Budget 2025-26: New Taxes on E-commerce
Pakistan’s 2025-26 budget contains new levies on both domestic and foreign e-commerce, making online buying pricier for customers. The Finance Bill alters the Income Tax Ordinance to define e-commerce platforms and “digitally delivered services,” which now encompass any sale or purchase via websites, mobile applications, or online marketplaces.
Local e-commerce enterprises will pay tax on all purchases made through their platforms, with digital payment taxes varying by amount: 1 per cent for up to Rs 10,000, 2 per cent for Rs 10,000–20,000, and 0.25 per cent for amounts beyond Rs 20,000. Cash-on-delivery will entail a 0.25 per cent tax on gadgets, 2 per cent on clothes, and 1 per cent on other purchases, collected by courier services.

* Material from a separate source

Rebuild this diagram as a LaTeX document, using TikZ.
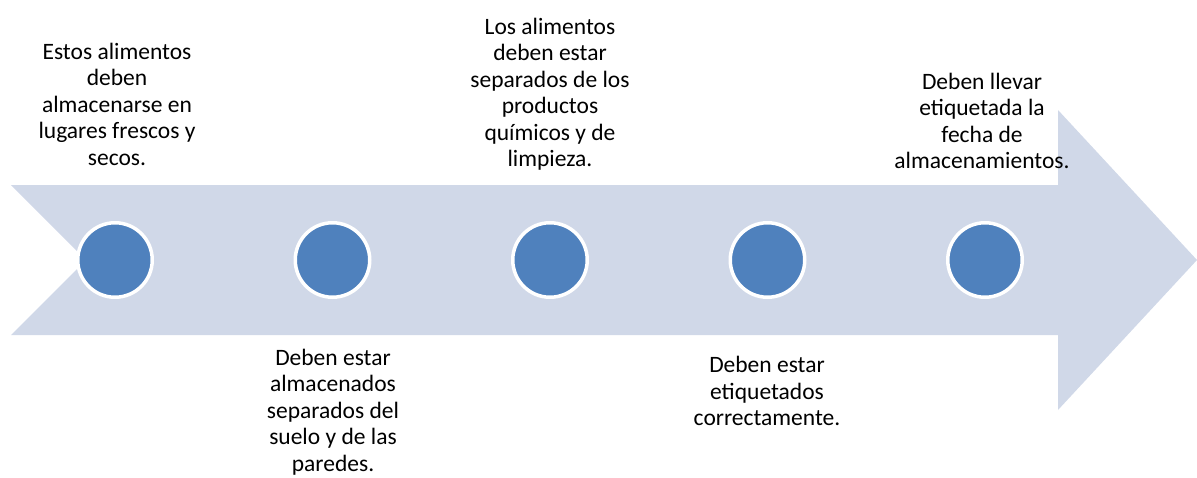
\documentclass[tikz,border=0pt]{standalone}
\usepackage{fontspec}
\setmainfont{Carlito}
\definecolor{flecha}{HTML}{D0D8E8}
\definecolor{punto}{HTML}{4F81BD}
\tikzset{
  punto/.style={circle,fill=punto,draw=white,line width=3.5pt,minimum size=74.5pt,inner sep=0pt},
  texto/.style={align=center,inner sep=0pt,font=\fontsize{23.5}{26.5}\selectfont}
}
\begin{document}
\begin{tikzpicture}[x=1pt,y=-1pt]
            \def\ya{185} \def\yb{335} \def\yc{260} % cuerpo de la flecha
            \useasboundingbox (0,0) rectangle (1197,477);
            \fill[flecha] (11,\ya)--(1058,\ya)--(1058,110)--(1197,\yc)--(1058,410)--(1058,\yb)--(11,\yb)--(86,\yc)--cycle;
            \foreach \i/\x in {1/115,2/332.5,3/550,4/767.5,5/985}
              \node[punto] (c\i) at (\x,\yc) {};
            \node[texto] (t1) at (117,104) {Estos alimentos\\deben\\almacenarse en\\lugares frescos y\\secos.};
            \node[texto] (t2) at (333,412) {Deben estar\\almacenados\\separados del\\suelo y de las\\paredes.};
            \node[texto] (t3) at (550,94) {Los alimentos\\deben estar\\separados de los\\productos\\químicos y de\\limpieza.};
            \node[texto] (t4) at (767,391) {Deben estar\\etiquetados\\correctamente.};
            \node[texto] (t5) at (982,121) {Deben llevar\\etiquetada la\\fecha de\\almacenamientos.};
    \end{tikzpicture}
\end{document}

Foreign e-commerce marketplaces—such as AliExpress and Amazon—will suffer a 5 per cent tax on items sold to Pakistan, collected via banks or payment gateways. Customs will block the shipment unless tax is paid. Foreign corporations will also pay a 5 per cent tax on social media advertising in Pakistan, with payment intermediaries forced to provide quarterly tax statements or face fines. Online sellers now have to register under the Sales Tax Act to sell on digital platforms, therefore strengthening the tax network on digital commerce.